# SOURCE MATERIAL
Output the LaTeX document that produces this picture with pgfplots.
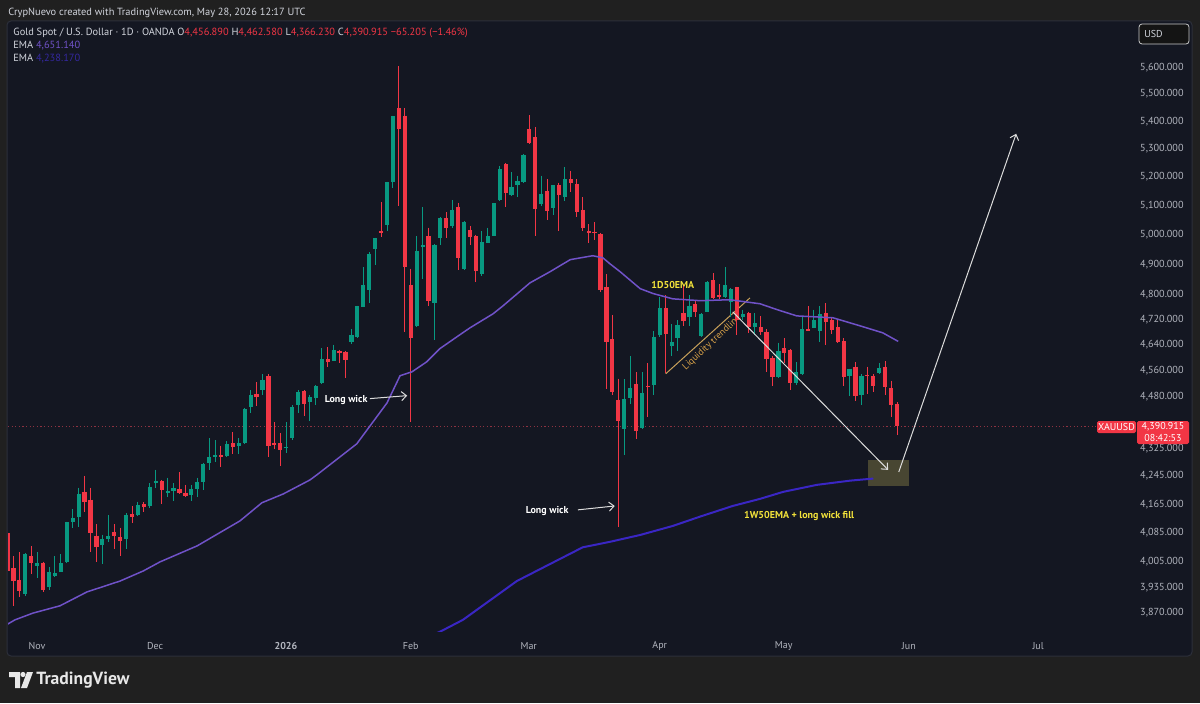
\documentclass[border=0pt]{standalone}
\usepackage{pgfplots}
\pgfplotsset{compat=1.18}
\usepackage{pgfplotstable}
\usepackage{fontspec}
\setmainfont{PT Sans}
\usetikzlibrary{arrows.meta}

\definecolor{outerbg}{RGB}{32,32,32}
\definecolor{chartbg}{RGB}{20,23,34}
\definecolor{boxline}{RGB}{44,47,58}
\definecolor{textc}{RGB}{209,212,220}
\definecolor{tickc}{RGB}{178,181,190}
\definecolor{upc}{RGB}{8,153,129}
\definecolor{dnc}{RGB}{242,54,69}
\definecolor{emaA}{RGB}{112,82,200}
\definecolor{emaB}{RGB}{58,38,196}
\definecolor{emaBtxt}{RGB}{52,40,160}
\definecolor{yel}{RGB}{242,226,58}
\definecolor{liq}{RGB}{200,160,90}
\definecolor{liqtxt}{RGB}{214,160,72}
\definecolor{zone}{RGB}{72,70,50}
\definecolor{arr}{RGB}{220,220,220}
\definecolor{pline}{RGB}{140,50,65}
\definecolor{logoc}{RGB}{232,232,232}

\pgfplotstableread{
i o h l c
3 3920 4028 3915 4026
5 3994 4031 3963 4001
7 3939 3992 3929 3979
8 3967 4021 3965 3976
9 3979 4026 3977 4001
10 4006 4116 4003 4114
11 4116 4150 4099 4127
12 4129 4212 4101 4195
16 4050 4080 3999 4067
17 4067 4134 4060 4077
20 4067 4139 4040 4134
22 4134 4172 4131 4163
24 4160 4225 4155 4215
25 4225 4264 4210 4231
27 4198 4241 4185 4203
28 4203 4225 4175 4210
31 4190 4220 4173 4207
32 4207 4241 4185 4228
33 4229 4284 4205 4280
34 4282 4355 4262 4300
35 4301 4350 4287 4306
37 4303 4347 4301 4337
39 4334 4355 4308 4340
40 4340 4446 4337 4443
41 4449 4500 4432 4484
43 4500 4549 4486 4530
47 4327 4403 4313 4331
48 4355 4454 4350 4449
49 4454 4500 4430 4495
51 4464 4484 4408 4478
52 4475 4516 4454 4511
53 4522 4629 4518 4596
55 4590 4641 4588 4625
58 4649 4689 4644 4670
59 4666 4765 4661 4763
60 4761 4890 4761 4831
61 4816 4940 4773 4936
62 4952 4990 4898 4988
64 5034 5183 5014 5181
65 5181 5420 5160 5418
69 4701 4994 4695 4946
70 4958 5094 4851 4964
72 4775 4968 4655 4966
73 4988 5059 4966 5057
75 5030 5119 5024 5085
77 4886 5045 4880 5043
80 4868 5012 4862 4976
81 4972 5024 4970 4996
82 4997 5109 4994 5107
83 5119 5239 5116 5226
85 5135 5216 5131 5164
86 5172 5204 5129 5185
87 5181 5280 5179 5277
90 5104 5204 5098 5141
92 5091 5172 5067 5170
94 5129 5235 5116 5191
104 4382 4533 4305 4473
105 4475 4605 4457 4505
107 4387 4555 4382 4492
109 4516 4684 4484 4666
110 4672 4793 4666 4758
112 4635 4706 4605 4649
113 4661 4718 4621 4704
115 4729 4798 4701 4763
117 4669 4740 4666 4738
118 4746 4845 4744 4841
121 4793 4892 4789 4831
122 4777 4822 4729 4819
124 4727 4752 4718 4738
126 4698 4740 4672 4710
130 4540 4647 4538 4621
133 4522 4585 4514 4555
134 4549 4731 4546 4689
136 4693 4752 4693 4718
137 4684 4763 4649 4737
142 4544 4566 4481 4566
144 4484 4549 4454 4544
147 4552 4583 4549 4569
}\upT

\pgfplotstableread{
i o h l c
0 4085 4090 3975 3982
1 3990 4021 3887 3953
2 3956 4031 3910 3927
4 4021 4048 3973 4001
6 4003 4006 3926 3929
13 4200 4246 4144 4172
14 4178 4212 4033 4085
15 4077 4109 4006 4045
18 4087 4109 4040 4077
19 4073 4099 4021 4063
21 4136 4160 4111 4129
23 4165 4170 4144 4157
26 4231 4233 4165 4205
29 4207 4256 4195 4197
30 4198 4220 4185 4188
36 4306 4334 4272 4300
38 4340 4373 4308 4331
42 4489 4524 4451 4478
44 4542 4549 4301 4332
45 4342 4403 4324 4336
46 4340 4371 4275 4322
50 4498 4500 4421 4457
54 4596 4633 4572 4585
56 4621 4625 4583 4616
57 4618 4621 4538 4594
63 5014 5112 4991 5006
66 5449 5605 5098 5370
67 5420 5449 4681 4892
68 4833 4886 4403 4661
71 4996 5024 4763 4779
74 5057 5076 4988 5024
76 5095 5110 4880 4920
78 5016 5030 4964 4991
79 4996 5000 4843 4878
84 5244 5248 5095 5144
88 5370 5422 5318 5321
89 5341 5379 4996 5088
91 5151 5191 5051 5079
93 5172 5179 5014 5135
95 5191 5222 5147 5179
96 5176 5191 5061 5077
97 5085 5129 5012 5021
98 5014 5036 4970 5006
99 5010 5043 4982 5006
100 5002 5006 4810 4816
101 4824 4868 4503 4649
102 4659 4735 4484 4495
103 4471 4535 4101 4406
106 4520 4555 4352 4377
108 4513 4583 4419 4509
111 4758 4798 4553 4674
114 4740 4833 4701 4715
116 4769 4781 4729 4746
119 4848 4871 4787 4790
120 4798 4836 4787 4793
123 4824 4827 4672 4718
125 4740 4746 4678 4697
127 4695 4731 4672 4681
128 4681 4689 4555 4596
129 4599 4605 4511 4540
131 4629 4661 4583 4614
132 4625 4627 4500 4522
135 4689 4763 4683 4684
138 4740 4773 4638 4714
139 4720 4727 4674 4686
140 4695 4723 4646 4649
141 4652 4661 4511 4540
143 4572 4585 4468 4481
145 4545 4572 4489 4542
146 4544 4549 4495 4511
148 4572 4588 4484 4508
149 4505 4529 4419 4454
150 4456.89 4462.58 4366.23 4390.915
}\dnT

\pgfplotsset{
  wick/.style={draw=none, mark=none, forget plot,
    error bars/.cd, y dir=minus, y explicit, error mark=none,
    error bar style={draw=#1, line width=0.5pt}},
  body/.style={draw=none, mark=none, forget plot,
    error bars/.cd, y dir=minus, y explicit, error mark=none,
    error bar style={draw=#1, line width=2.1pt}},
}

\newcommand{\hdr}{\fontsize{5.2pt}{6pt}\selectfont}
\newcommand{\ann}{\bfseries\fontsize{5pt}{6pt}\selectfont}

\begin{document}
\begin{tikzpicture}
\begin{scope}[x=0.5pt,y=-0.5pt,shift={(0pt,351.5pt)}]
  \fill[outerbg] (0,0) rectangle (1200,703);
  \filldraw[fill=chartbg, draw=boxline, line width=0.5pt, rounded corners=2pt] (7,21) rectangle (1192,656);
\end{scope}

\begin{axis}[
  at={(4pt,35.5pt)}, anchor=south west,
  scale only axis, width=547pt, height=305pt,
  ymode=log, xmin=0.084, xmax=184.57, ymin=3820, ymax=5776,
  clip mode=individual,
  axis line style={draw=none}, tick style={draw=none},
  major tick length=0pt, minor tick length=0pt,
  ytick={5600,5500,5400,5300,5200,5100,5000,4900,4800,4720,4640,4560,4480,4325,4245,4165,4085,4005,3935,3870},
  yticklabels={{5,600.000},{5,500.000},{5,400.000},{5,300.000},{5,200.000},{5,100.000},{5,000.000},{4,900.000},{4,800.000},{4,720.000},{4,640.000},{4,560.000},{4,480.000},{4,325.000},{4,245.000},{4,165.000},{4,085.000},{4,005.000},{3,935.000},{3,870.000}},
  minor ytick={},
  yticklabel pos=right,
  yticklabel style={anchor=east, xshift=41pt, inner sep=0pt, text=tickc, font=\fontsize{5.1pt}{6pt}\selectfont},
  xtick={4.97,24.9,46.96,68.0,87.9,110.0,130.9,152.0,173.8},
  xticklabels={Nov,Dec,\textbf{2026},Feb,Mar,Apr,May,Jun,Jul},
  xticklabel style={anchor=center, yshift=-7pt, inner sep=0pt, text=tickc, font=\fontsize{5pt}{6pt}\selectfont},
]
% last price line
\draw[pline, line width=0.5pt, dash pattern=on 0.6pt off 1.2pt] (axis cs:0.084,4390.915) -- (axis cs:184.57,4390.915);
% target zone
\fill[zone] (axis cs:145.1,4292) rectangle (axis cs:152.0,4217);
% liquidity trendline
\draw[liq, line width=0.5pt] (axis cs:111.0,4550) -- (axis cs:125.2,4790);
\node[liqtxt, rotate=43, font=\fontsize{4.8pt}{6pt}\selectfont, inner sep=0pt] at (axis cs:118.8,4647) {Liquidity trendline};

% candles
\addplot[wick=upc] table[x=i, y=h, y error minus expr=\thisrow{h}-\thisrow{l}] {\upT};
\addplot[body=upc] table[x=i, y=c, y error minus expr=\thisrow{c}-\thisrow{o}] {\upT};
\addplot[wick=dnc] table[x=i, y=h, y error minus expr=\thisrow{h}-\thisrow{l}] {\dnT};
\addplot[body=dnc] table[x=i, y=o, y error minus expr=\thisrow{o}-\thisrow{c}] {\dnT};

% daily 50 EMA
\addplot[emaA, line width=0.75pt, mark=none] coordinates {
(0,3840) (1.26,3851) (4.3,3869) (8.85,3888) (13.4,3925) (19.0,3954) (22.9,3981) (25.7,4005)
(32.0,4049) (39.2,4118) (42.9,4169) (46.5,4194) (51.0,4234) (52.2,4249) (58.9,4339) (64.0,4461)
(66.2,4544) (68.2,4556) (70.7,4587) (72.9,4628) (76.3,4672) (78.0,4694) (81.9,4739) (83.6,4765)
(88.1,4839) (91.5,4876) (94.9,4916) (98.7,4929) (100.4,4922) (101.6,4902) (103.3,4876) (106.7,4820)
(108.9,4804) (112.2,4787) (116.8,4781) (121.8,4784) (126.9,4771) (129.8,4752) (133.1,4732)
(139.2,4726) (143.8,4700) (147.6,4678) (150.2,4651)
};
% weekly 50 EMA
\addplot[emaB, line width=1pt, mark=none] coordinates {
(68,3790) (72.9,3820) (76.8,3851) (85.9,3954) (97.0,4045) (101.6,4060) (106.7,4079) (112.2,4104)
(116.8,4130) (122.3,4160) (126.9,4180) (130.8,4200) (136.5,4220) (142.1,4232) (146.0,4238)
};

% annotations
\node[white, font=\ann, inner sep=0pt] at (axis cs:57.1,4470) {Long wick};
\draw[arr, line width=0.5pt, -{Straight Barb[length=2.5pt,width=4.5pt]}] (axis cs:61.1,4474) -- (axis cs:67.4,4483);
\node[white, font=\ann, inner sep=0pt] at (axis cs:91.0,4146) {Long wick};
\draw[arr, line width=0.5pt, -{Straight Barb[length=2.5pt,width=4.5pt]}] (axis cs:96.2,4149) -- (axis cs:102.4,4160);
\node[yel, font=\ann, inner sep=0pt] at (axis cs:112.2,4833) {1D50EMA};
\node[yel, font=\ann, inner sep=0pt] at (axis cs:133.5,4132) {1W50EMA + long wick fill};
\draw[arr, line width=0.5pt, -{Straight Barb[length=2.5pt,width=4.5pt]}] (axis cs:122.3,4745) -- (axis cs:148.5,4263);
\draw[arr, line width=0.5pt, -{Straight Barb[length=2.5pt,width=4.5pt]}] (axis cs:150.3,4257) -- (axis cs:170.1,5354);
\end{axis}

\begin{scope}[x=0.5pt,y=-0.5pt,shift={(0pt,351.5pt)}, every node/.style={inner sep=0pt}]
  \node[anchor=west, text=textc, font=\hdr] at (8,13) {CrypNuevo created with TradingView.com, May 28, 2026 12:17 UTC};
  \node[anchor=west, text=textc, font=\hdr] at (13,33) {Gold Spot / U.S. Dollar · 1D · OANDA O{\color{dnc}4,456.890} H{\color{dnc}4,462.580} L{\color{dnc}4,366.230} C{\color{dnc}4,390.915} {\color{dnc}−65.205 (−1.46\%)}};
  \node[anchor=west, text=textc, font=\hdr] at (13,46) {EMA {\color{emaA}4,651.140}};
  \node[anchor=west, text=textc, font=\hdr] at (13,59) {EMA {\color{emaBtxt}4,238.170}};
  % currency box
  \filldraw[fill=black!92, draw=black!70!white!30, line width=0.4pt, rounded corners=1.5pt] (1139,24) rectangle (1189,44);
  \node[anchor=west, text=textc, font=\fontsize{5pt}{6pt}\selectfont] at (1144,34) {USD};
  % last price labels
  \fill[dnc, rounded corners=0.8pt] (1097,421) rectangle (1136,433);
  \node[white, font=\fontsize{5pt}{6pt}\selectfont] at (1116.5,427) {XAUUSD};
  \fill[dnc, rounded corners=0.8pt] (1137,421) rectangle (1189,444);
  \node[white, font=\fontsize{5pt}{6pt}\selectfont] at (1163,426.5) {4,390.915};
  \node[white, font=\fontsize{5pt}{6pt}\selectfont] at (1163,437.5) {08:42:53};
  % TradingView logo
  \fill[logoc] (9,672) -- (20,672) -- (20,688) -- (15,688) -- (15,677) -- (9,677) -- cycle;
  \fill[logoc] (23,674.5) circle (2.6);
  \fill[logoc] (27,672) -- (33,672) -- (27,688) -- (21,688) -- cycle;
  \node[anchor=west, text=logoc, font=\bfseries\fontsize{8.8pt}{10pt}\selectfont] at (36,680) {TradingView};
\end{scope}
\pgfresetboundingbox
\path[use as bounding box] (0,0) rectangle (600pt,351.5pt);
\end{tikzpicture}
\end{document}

# GOAL
Take each line containing the string "with" and copy it out.

# THE REPLY
Output the LaTeX document that produces this picture with pgfplots.
  \node[anchor=west, text=textc, font=\hdr] at (8,13) {CrypNuevo created with TradingView.com, May 28, 2026 12:17 UTC};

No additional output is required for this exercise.